McGann acknowledges that an “angel of the odd hovers over Poe’s work.” But his argument is—though he doesn’t put it in these words—that there was method behind the madness. Poe’s poetry isn’t about meaning or ideas, McGann insists, but rather “an event of language.” When the reader realizes that “Poe’s poetry is a performative demonstration of his theoretical ideas,” fuller appreciation will ensue. “It cannot be too emphatically stressed,” McGann writes, “that the speakers in Poe’s poems are poetic devices and not the poems’ subject of attention. The reader is Poe’s subject.” And what are readers to take away from all those musically resonant lines? Two things, says McGann—the god-awful permanence of personal loss and the ongoing need for, to quote Poe directly, “mournful and never-ending remembrance.”
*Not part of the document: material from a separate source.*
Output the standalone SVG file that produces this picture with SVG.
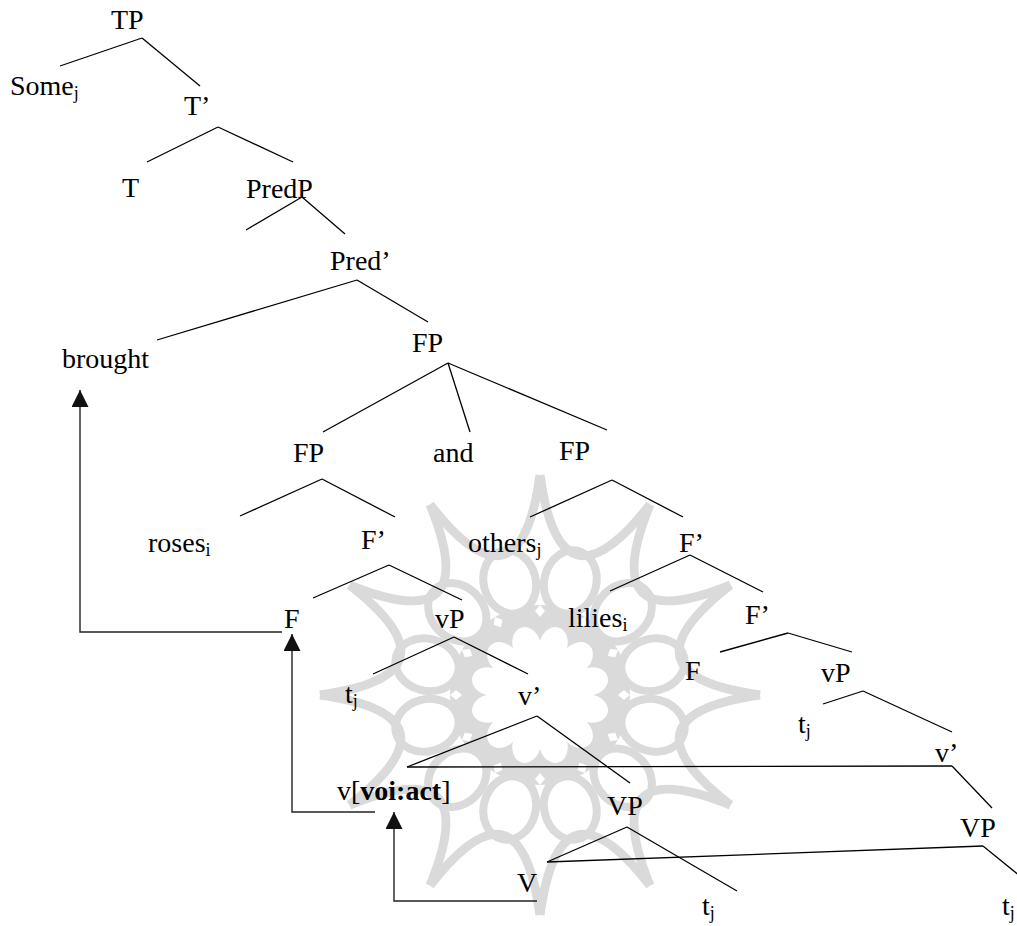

For the most part, McGann advances his arguments in logical fashion, but at one or two points indulges in a little overcooking. In discussing “The Raven,” for example, he asks: “Did we think we understood the title of Poe’s poem? Did we know when we first read it that it also meant ‘The Raving’? Or most beguiling of all such transformations, when do we realize that raven is virtually never spelled backwards?” I half expected him to follow this up with the assertion that if the Beatles’ Sgt. Pepper’s Lonely Hearts Club Band album is played backward under a black light—Poe is on the cover, after all—we’ll discover the skeleton key to Poe’s “Eldorado.” 

Granted, it’s hard to know where to stop with someone like Poe. His life and his verse, wreathed as they are in so many intriguing mysteries and puzzles, invite imaginative speculation. The scholars and literary connoisseurs for whom The Poet Edgar Allan Poe is mostly intended will certainly know better than I do whether McGann has gone too far. “Jingle Man,” or gifted theoretician and versifier deserving of a place in the canon equal to Whitman and Dickinson? McGann resoundingly argues the latter.